Tymad Bistro, located at the Maria Luisa Banilad area, was the first on my list of places to visit in Cebu. I still remembered the buckwheat galettes or crepes, both savory and sweet, the last time we were there.
We ordered both the salmon and plain with butter. We all looked up with every bite, a silent language indicating bliss.
Philippe Estienne, who opened Tymad, a creperie and pastry shop, said he couldn’t get buckwheat flour so he ended up using ordinary wheat flour, which lacked bite. We told him the crepes were still good.
Estienne is from Provence, southeastern France, but worked in Brittany, which is why his famous pastry is the kouign-amann (pronounced queen-ah-mahn), a wonder made of flour and butter. But we devoured the first pastry we saw, the canele, small tube-like and fluted on the sides; somebody said it’s not good if eaten the next day.

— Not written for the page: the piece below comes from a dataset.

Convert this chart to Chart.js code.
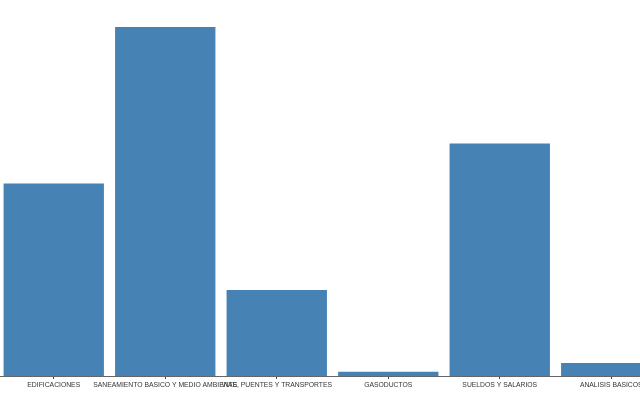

But we probably won’t mind eating the canele again the next day as we headed home, bringing orders of croissant and kouign-amann, to be relished with every bite in faraway Manila while wishing Tymad was just around the corner.
A former Cebu resident, who still maintains her place, recommended Seafood City at the Grand Convention Center, since there was an eat-all-you-can seafood for P685 per person. I usually am wary of those promises, but on seeing the clean aquariums and the fat, red shrimps on the table next to ours, we knew we were at the right place.
We had imbao tuwa (big white shells cooked in a slightly sour soup), baked oysters with butter (though I would have preferred them as is), a kilo of boiled shrimps, scallops cooked with bok choy, grilled jack or talakitok, and pork barbecue and pork inasal (grilled), which really didn’t have to be ordered.
Not included in the promo were the mud crabs, lobster and sea mantis; we decided to have the crabs because they looked good and fat—and they were.
You know how it is when you’ve ordered too much (takaw-tingin in Tagalog) and then can’t finish the food? This place—like the original Kamayan buffets—required “no leftovers,” or you pay the regular price. The meat had to be finished grudgingly, and we laughed as we tried to clear our table of orders.
One of our hosts was Lita Urbina, whose family owns and runs the Laguna group of restaurants in the city, with franchises in Cagayan de Oro and Dumaguete. We visited her flagship Café Laguna, which serves Filipino food amid a well-designed interior of wood and mirrors; and also Lemon Grass, the Thai-Vietnamese outlet.
Urbina is lucky that her children have now taken over the management of these outlets.
For more eating experience, we settled on Parilla, the latest restaurant located at a new development of Il Corso at the Southroad Properties. As the name suggests, the specialties are grilled food, including fish and lechon de Cebu, a must-have in this queen city of the South.
Essentially, we had sutokil variations—sugba, tola and kilaw of fish. We couldn’t get enough of green mangoes with bagoong, as well as the view of the sea which soothes tired bodies.
There are blue-and-white rocking chairs if you want to linger gazing into the horizon. I hope my name is on one of these chairs when I get back.